Far beyond its frame stretch mountains, fields, sea and cerulean sky. And as you accept their invitation, something quite incredible happens for an open world adventure game: nothing happens at all. There’s no loading screen, no teleport between instances, and no pop-up sending you back to the treadmill to earn your Pass Through An Open Door privileges. You walk out, sweep the mouse to confirm that yes, you have just left a giant city which now stands fortified and whole behind you, and then keep on walking.
An unimpeded adventure is a rare and precious thing in games. It runs contrary to much a pay-to-play MMO depends on, handing you the keys to a kingdom worth millions of dollars for as little as a trial subscription – or indeed an open beta account. TERA has all the tools of oppression at its disposal. It could, like Aion: The Tower Of Eternity, for instance, use bottlenecks guarded by high-level mobs to shepherd you through the levels. But it doesn’t. It leaves it gates open and its mobs free to roam, creating a uniquely passive adventure for those inclined to wander.

That’s the background to this collection, one which enriched its creation no end. Around 90 per cent of these travels saw a character without training or equipment brush shoulders with creatures happy to inflict a one-hit kill if properly disturbed.

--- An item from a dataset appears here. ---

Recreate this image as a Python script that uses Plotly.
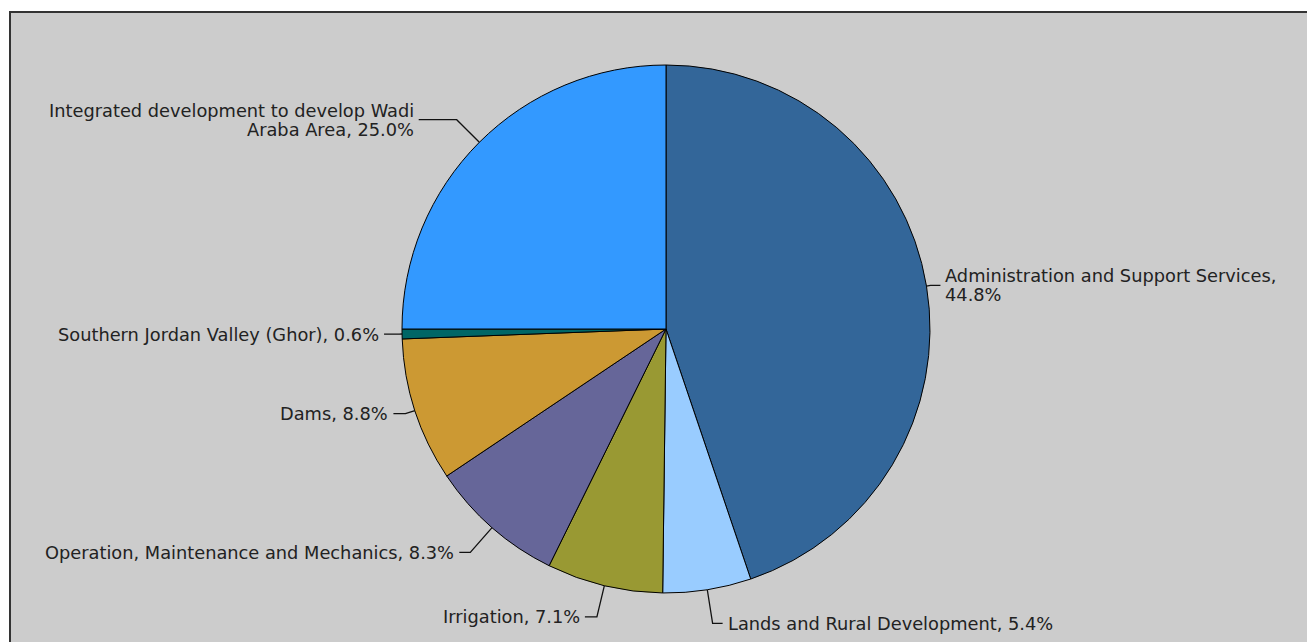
import math
import plotly.graph_objects as go

# Budget shares by programme (percent), in clockwise order from 12 o'clock
programmes = [
    "Administration and Support Services",
    "Lands and Rural Development",
    "Irrigation",
    "Operation, Maintenance and Mechanics",
    "Dams",
    "Southern Jordan Valley (Ghor)",
    "Integrated development to develop Wadi Araba Area",
]
shares = [44.8, 5.4, 7.1, 8.3, 8.8, 0.6, 25.0]
colors = ["#336699", "#99ccff", "#999933", "#666699", "#cc9933", "#006666", "#3399ff"]

# Label text as shown next to each slice (one entry per printed line)
label_lines = [
    ["Administration and Support Services,", "44.8%"],
    ["Lands and Rural Development, 5.4%"],
    ["Irrigation, 7.1%"],
    ["Operation, Maintenance and Mechanics, 8.3%"],
    ["Dams, 8.8%"],
    ["Southern Jordan Valley (Ghor), 0.6%"],
    ["Integrated development to develop Wadi", "Araba Area, 25.0%"],
]

# Leader-line geometry per label: radial elbow distance and horizontal run (px)
elbow_out = [4, 34, 32, 33, 10, 3, 32]
run_len = [10, 10, 12, 11, 12, 15, 38]

W, H = 1307, 642
CX, CY, R = 666, 329, 264
LINE_GAP = 19
FONT = dict(family="DejaVu Sans", size=17.8, color="#222222")


def px(x):
    return x / W


def py(y):
    return 1 - y / H


fig = go.Figure(
    go.Pie(
        labels=programmes,
        values=shares,
        sort=False,
        direction="clockwise",
        rotation=0,
        marker=dict(colors=colors, line=dict(color="#000000", width=1)),
        textinfo="none",
        hoverinfo="label+percent",
        showlegend=False,
        domain=dict(x=[px(CX - R), px(CX + R)], y=[py(CY + R), py(CY - R)]),
    )
)

shapes = [
    dict(
        type="rect", xref="paper", yref="paper",
        x0=px(10), y0=py(12), x1=px(W + 20), y1=py(H + 20),
        fillcolor="#cccccc", line=dict(color="#333333", width=2), layer="below",
    )
]
annotations = []

total = sum(shares)
cum = 0.0
for val, lines, d, run in zip(shares, label_lines, elbow_out, run_len):
    mid = (cum + val / 2) / total * 2 * math.pi
    cum += val
    sx, sy = math.sin(mid), -math.cos(mid)
    x0, y0 = CX + R * sx, CY + R * sy
    x1, y1 = CX + (R + d) * sx, CY + (R + d) * sy
    side = 1 if sx >= 0 else -1
    x2 = x1 + side * run
    shapes.append(
        dict(
            type="path", xref="paper", yref="paper", layer="above",
            path=f"M {px(x0)} {py(y0)} L {px(x1)} {py(y1)} L {px(x2)} {py(y1)}",
            line=dict(color="#111111", width=1.3),
        )
    )
    n = len(lines)
    for i, line in enumerate(lines):
        ly = y1 + (i - (n - 1) / 2) * LINE_GAP
        annotations.append(
            dict(
                xref="paper", yref="paper",
                x=px(x2 + side * 3), y=py(ly),
                xanchor="left" if side > 0 else "right", yanchor="middle",
                text=line, showarrow=False, font=FONT,
            )
        )

fig.update_layout(
    width=W, height=H,
    margin=dict(l=0, r=0, t=0, b=0),
    paper_bgcolor="#ffffff",
    shapes=shapes,
    annotations=annotations,
)

fig.write_html("out.html")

Even spookier, these outlands of the Korean open beta were practically devoid of the players still grinding through regions where victory was actually possible. Stolen glimpses, then, of a quite stunning dress rehearsal.
Southern Arun accounts for roughly a third of TERA’s unimaginably vast world, and this supreme scale is the key to its generosity. Like the golden age of shareware when id Software would give you what felt like an entire Doom or Hexen for free, TERA spends big in the hope its players respond in kind. In this collection you’ll see a groundbreaking use of Unreal technology paint captivating scenes of nature and civilization in and out of balance. In the arid Rebellion Plains, a region choked by sandstorms and heat haze, epic ruins evoke an Ico or Shadow Of The Colossus. Cities elsewhere succumb willingly to creeping vines and roots, hide within towering ramparts, cower beneath raging volcanoes or sit humble before views that defy any number of screenshots.